▸ **Material provided**:
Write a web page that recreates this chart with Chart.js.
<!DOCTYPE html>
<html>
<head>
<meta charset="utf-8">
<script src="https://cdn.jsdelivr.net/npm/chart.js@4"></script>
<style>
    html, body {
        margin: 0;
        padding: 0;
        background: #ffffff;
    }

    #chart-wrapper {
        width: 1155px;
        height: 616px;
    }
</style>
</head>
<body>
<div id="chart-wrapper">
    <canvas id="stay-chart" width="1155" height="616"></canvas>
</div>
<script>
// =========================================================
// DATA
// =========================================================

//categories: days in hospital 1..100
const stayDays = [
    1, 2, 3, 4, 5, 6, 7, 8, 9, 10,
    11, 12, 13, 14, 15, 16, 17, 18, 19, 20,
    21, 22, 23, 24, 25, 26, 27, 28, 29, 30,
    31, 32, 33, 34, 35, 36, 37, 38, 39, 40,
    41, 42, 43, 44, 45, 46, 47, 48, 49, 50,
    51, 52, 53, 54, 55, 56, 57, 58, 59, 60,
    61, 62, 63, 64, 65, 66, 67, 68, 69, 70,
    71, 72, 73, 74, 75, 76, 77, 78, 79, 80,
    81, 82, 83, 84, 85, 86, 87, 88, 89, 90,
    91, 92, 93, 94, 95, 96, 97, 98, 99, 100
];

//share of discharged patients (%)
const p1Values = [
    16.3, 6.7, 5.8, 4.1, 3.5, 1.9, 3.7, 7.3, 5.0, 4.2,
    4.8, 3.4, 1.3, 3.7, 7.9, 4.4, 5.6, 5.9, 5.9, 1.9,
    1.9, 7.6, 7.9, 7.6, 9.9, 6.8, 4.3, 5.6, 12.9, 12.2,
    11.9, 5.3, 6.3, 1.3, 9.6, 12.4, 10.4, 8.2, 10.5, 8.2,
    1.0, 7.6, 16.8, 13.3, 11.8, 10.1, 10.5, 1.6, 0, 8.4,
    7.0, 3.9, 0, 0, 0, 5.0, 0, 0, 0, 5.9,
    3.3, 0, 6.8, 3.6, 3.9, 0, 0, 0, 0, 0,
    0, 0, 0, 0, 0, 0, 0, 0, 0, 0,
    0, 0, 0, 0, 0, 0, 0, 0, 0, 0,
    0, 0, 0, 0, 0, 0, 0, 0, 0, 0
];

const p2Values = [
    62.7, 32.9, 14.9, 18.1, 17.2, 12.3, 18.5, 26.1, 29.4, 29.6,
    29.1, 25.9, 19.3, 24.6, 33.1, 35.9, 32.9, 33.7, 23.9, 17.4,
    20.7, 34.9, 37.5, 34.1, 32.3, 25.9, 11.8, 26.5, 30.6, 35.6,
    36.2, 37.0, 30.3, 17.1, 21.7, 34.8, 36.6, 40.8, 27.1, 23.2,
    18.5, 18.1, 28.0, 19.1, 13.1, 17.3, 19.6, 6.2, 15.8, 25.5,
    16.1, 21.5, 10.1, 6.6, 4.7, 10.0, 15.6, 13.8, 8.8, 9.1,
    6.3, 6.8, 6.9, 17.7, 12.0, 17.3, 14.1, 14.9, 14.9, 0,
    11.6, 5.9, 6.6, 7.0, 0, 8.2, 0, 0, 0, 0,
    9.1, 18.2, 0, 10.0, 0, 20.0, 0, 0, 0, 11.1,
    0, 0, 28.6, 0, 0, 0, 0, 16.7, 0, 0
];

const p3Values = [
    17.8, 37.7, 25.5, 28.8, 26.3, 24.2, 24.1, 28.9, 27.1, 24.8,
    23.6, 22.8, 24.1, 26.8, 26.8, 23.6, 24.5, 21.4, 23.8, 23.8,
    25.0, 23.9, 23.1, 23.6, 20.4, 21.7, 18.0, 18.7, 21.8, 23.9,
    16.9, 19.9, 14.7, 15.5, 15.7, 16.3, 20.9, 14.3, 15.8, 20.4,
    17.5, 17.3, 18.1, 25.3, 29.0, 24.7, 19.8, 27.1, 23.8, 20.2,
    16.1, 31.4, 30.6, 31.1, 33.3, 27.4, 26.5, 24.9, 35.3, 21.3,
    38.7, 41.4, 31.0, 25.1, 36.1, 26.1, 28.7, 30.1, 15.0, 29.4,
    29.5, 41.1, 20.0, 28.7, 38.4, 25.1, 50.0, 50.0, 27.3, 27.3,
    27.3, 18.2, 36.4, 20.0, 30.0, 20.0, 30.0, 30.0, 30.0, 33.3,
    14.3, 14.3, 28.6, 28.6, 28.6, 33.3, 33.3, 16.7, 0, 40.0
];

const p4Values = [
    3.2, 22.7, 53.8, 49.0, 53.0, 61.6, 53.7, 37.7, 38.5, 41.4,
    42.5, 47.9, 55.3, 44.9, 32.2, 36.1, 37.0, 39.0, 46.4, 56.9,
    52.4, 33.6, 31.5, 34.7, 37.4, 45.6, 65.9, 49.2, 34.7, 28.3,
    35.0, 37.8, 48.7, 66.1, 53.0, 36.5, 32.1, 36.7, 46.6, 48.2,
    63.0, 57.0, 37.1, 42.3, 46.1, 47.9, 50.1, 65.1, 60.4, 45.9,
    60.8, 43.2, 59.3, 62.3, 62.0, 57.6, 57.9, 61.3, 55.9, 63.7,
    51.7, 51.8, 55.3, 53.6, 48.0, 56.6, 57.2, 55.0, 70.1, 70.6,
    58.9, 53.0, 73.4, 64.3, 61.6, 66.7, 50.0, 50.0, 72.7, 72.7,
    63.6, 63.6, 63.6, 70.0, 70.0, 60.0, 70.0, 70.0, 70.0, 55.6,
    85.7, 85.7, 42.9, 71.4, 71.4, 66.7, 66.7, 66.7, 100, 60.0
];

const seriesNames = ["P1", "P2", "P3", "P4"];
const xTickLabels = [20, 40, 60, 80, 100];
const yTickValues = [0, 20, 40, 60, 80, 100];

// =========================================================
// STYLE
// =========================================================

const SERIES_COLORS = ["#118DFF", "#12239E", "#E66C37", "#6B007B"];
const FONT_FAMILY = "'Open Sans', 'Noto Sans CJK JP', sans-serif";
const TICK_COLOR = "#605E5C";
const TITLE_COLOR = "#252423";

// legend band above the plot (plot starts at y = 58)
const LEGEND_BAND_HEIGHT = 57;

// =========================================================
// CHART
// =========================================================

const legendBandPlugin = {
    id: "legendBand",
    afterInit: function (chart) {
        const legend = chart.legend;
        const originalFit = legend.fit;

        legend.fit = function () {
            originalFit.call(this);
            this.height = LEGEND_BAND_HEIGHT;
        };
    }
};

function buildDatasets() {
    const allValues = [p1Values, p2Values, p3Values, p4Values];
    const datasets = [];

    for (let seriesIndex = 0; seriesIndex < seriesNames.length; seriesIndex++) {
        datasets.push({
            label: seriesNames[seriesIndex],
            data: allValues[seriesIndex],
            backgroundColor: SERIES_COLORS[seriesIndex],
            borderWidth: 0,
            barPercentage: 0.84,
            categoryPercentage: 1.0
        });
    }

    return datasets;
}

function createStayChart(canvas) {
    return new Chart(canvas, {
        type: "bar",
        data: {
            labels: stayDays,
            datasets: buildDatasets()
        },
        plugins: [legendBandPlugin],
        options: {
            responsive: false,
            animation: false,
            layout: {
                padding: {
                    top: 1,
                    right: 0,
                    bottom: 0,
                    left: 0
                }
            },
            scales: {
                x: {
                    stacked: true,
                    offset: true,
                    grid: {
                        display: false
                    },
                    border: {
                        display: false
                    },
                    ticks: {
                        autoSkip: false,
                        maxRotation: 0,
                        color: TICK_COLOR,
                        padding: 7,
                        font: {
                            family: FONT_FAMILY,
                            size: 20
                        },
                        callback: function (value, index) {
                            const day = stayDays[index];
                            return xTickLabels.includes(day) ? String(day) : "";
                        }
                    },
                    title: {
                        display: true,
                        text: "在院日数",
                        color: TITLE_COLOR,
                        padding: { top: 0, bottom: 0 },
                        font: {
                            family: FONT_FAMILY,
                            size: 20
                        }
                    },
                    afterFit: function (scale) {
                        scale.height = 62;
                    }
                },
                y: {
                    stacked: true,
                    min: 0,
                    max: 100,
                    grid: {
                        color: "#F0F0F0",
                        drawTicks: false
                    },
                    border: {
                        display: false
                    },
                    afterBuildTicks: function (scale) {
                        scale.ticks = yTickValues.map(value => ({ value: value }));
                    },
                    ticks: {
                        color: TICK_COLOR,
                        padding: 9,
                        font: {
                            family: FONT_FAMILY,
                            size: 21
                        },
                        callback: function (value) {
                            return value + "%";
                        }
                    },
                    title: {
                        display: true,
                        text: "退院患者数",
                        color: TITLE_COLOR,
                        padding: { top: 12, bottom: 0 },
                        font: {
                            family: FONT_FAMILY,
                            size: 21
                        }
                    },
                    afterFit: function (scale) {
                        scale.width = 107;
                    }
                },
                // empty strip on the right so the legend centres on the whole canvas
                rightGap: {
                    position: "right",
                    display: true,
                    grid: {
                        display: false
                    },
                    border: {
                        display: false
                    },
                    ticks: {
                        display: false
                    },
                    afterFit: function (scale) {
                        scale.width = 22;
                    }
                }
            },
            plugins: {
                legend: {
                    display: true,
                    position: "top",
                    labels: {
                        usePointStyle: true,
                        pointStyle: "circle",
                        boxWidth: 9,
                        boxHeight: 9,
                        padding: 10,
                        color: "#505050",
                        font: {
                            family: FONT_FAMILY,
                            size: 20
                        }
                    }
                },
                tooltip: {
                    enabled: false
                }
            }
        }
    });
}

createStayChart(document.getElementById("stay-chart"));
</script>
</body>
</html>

▸ **Required work**: Locate all lines holding the word "this", then copy them out.

▸ **Right answer**:
Write a web page that recreates this chart with Chart.js.
            originalFit.call(this);
            this.height = LEGEND_BAND_HEIGHT;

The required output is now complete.